Ils ont construit de leurs mains l'un des plus anciens bidonvilles roms de France. Les habitants du "Samaritain", 80 familles installées en Seine-Saint-Denis, redoutent une expulsion imminente qui ruinerait des mois voire des années d'efforts pour bâtir leur vie en France.
Le compte-à-rebours est enclenché. A partir de dimanche, les recours seront épuisés et les pelleteuses pourront juridiquement entrer en action pour raser ce bidonville dont l'érection a commencé à La Courneuve en 2008, et qui abrite, selon les associations, 300 personnes.
Ce petit village qui a poussé loin de tout dans cette commune populaire du nord de Paris, entre une bretelle d'autoroute, une voie ferrée et une entreprise de recyclage, fait figure de miraculé. Les campements et bidonville roms sont généralement expulsés au bout de quelques semaines ou de quelques mois.
"Les gens sont venus de partout, de la rue, d'autres camps. Chacun a construit sa baraque et ça a pris peu à peu la forme d'un village", se souvient Titel, l'un des premiers habitants. "On s'est bien entendus, bien organisés, et peu à peu il y a eu l'école, la santé. Et les années sont passées", résume avec émotion cet homme de 44 ans.
Titel fait aussi office de pasteur dans cette communauté, organisée autour d'une "église" de quelques dizaines de mètres carrés construite par les habitants, où rien, des rangées de sièges à l'autel fleuri, ne semble manquer. Dehors, les dizaines de cahutes, où l'on trouve souvent frigo et télévision, s'alignent autour de venelles au cordeau. Planches usagées, morceaux de bâche, vieux tapis, poutres en bois : tout ce que la région parisienne peut produire de déchets récupérables peut resservir ici.
Petit à petit, "on a amené des chaises, des tables, on a construit des cheminées", relate Joszef, qui à 17 ans et avec son français presque parfait, est devenu le porte-parole de cette communauté. Des extincteurs sont placés ça-et-là pour parer le risque de feu, hantise des habitants des bidonvilles, avec leurs chauffages et tables de cuisson précaires.
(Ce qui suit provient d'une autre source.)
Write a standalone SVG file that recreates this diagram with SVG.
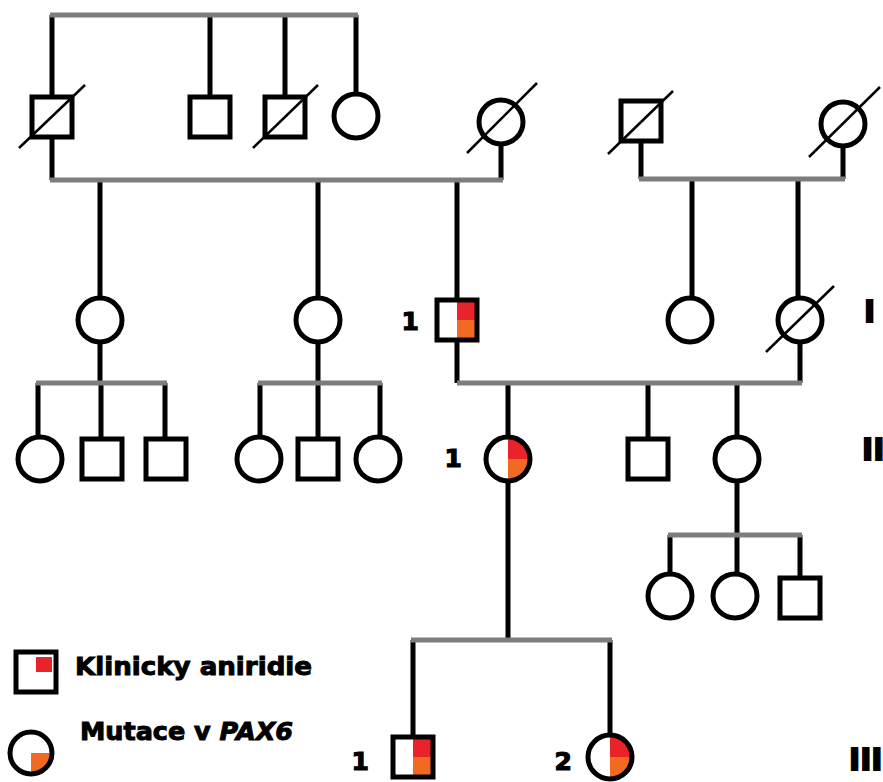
<svg xmlns="http://www.w3.org/2000/svg" width="883" height="782" viewBox="0 0 883 782">
<style>
.v{stroke:#000;stroke-width:5;fill:none}
.h{stroke:#7d7d7d;stroke-width:5;fill:none}
.sym{fill:#fff;stroke:#000;stroke-width:5}
.out{fill:none;stroke:#000;stroke-width:5}
.d{stroke:#000;stroke-width:2.5}
.red{fill:#e8232a}
.org{fill:#f26a21}
.lbl{font-family:"DejaVu Sans",sans-serif;font-weight:bold;font-size:25px;fill:#000;stroke:#000;stroke-width:1.2}
.gen{font-family:"DejaVu Sans",sans-serif;font-weight:bold;font-size:30px;fill:#000;stroke:#000;stroke-width:1.8}
.leg{font-family:"DejaVu Sans",sans-serif;font-weight:bold;font-size:25px;fill:#000;stroke:#000;stroke-width:1}
</style>
<rect width="883" height="782" fill="#fff"/>
<g id="connectors">
<path class="v" d="M52,15V97 M52,139V180 M210,15V97 M285,15V97 M356,15V94 M501,146V180"/>
<path class="v" d="M641,143V179 M843,148V179"/>
<path class="v" d="M100,180V298 M318,180V298 M457,180V300 M692,179V298 M798,179V298"/>
<path class="v" d="M100,342V383 M318,342V383 M457,342V383 M800,342V383"/>
<path class="v" d="M38,383V437 M101,383V439 M165,383V439 M260,383V437 M318,383V439 M380,383V437"/>
<path class="v" d="M508,383V437 M648,383V439 M737,383V437"/>
<path class="v" d="M508,481V640 M737,481V535"/>
<path class="v" d="M413,640V737 M610,640V735"/>
<path class="v" d="M670,535V574 M737,535V574 M800,535V578"/>
<path class="h" d="M50,15H358 M50,180H503 M639,179H845"/>
<path class="h" d="M36,383H167 M258,383H382 M457,383H802"/>
<path class="h" d="M411,640H612 M668,535H802"/>
</g>
<g id="gen0-sq1"><rect class="sym" x="32" y="97" width="40" height="40"/><line class="d" x1="19" y1="148" x2="85" y2="85"/></g>
<g id="gen0-sq2"><rect class="sym" x="190" y="97" width="40" height="40"/></g>
<g id="gen0-sq3"><rect class="sym" x="265" y="97" width="40" height="40"/><line class="d" x1="253" y1="148" x2="318" y2="85"/></g>
<g id="gen0-c1"><circle class="sym" cx="356" cy="116" r="22"/></g>
<g id="gen0-c2"><circle class="sym" cx="501" cy="122" r="22"/><line class="d" x1="467" y1="153" x2="537" y2="83"/></g>
<g id="gen0-sq4"><rect class="sym" x="621" y="101" width="40" height="40"/><line class="d" x1="608" y1="154" x2="673" y2="91"/></g>
<g id="gen0-c3"><circle class="sym" cx="843" cy="124" r="22"/><line class="d" x1="809" y1="157" x2="880" y2="87"/></g>

<g id="I-c1"><circle class="sym" cx="100" cy="320" r="22"/></g>
<g id="I-c2"><circle class="sym" cx="318" cy="320" r="22"/></g>
<g id="I-1"><rect x="437" y="300" width="40" height="40" fill="#fff"/><rect class="red" x="457" y="300" width="20" height="20"/><rect class="org" x="457" y="320" width="20" height="20"/><rect class="out" x="437" y="300" width="40" height="40"/><text class="lbl" x="419" y="330" text-anchor="end">1</text></g>
<g id="I-c3"><circle class="sym" cx="690" cy="320" r="22"/></g>
<g id="I-c4"><circle class="sym" cx="800" cy="320" r="22"/><line class="d" x1="766" y1="352" x2="834" y2="286"/></g>

<g id="II-a1"><circle class="sym" cx="40" cy="459" r="22"/></g>
<g id="II-a2"><rect class="sym" x="82" y="439" width="40" height="40"/></g>
<g id="II-a3"><rect class="sym" x="146" y="439" width="40" height="40"/></g>
<g id="II-b1"><circle class="sym" cx="259" cy="459" r="22"/></g>
<g id="II-b2"><rect class="sym" x="298" y="439" width="40" height="40"/></g>
<g id="II-b3"><circle class="sym" cx="378" cy="459" r="22"/></g>
<g id="II-1"><circle cx="508" cy="459" r="22" fill="#fff"/><path class="red" d="M508,459V437A22,22 0 0 1 530,459Z"/><path class="org" d="M508,459H530A22,22 0 0 1 508,481Z"/><circle class="out" cx="508" cy="459" r="22"/><text class="lbl" x="462" y="467" text-anchor="end">1</text></g>
<g id="II-sq"><rect class="sym" x="628" y="439" width="40" height="40"/></g>
<g id="II-c"><circle class="sym" cx="737" cy="459" r="22"/></g>

<g id="III-c1"><circle class="sym" cx="670" cy="596" r="22"/></g>
<g id="III-c2"><circle class="sym" cx="735" cy="596" r="22"/></g>
<g id="III-sq"><rect class="sym" x="780" y="578" width="40" height="40"/></g>

<g id="III-1"><rect x="393" y="737" width="40" height="40" fill="#fff"/><rect class="red" x="413" y="737" width="20" height="20"/><rect class="org" x="413" y="757" width="20" height="20"/><rect class="out" x="393" y="737" width="40" height="40"/><text class="lbl" x="369" y="770" text-anchor="end">1</text></g>
<g id="III-2"><circle cx="610" cy="757" r="22" fill="#fff"/><path class="red" d="M610,757V735A22,22 0 0 1 632,757Z"/><path class="org" d="M610,757H632A22,22 0 0 1 610,779Z"/><circle class="out" cx="610" cy="757" r="22"/><text class="lbl" x="572" y="770" text-anchor="end">2</text></g>

<g id="gen-labels">
<text class="gen" x="864" y="322">I</text>
<text class="gen" x="862" y="460">II</text>
<text class="gen" x="849" y="770">III</text>
</g>

<g id="legend">
<g id="leg-sq"><rect x="16" y="652" width="40" height="40" fill="#fff"/><rect class="red" x="36" y="657" width="16" height="15"/><rect class="out" x="16" y="652" width="40" height="40"/></g>
<text class="leg" x="75" y="675" textLength="237" lengthAdjust="spacingAndGlyphs">Klinicky aniridie</text>
<g id="leg-c"><circle cx="31" cy="753" r="21" fill="#fff"/><path class="org" d="M31,753H50A19,19 0 0 1 31,772Z"/><circle class="out" cx="31" cy="753" r="21"/></g>
<text class="leg" x="80" y="740" textLength="213" lengthAdjust="spacingAndGlyphs">Mutace v <tspan font-style="italic">PAX6</tspan></text>
</g>
</svg>
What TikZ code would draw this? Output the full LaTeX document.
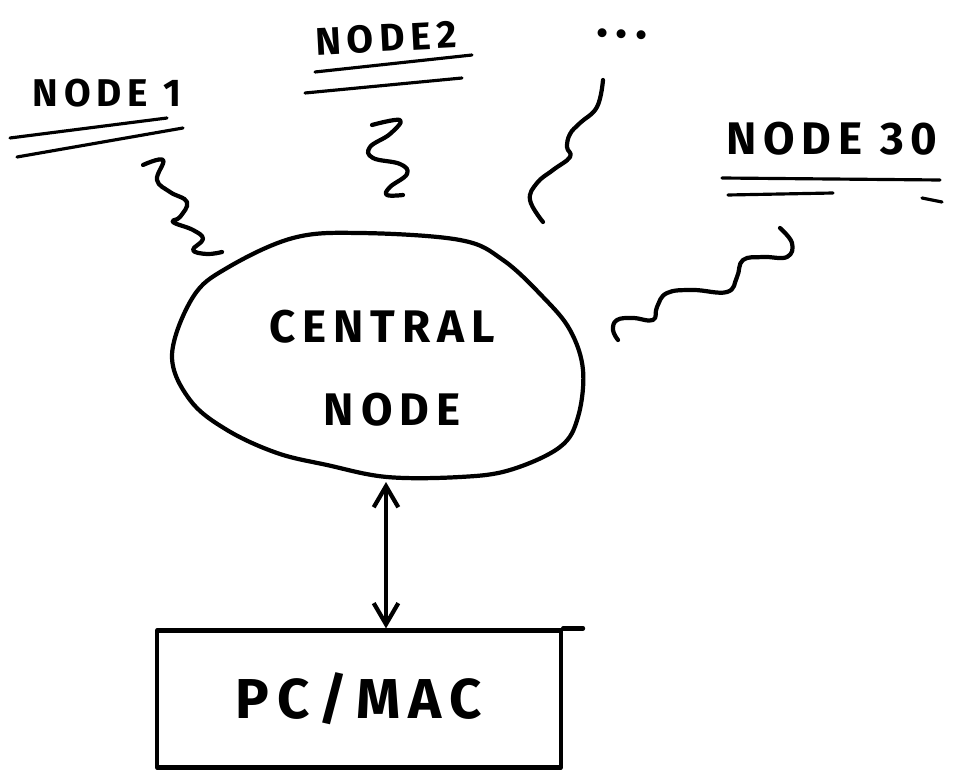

La nuit, des tours de garde sont organisés pour s'assurer de la sécurité de tous. Pour convaincre la mairie communiste, propriétaire du terrain, de renoncer à l'expulsion, Joszef a lancé une pétition qui a dépassé les 33.000 signatures sur le site Change.org
Champignons sauvages
Le peu qu'ils ont, ces roms craignent de le perdre en cas d'expulsion. "Qu'est-ce qu'on va faire avec les enfants ? Dormir dehors ?", se lamente Ionel Kovaci, 38 ans et père de cinq enfants. Rahele, 8 ans, et Daniel, 7 ans, qui écoutent leur père dans le "deux-pièces" familial : l'espace a été séparé en deux par un rideau pour isoler la cuisine.
Ils sont scolarisés, comme de nombreux enfants dans ce camp. Les associations, au premier chef desquelles Médecins du Monde (MdM), estiment avoir pu faire ici ce qui n'est pas toujours possible ailleurs, lorsque les camps sont expulsés au bout de quelques semaines. Beaucoup de familles ont un accès au médecin, et "un quart des hommes a pu avoir des contrats de travail", souligne Nathalie Godard, de MdM.
"Depuis cinq ans, je travaille au Parc des expositions, au noir. Depuis un an, enfin j'ai un contrat de travail", témoigne Julian, originaire de Timisoara, qui raconte avoir même tenté de déclarer ses revenus, mais essuyé un refus des impôts, car il n'avait pas de domiciliation.
Un projet visant à faire sortir progressivement les roms du bidonville pour les accompagner vers le logement, tout en résorbant l'énorme tas d'ordure grouillant de rats qui jouxte le bidonville, a été monté. Il serait rendu caduc par l'expulsion, craignent les associations.
Une entreprise d'importation de champignons sauvages, qui ferait travailler aussi bien des Roumains restés au pays, dans une région montagneuse, que ceux qui vivent au bidonville, devait être lancée à la rentrée. Elle est aussi menacée.
Face à la mairie qui redoute une "pérennisation" du bidonville, Titel le martèle : "c'est évident, on ne veut pas rester" vivre dans ces conditions. "Mais nous voulons en sortir petit à petit, et pas tout recommencer à zéro".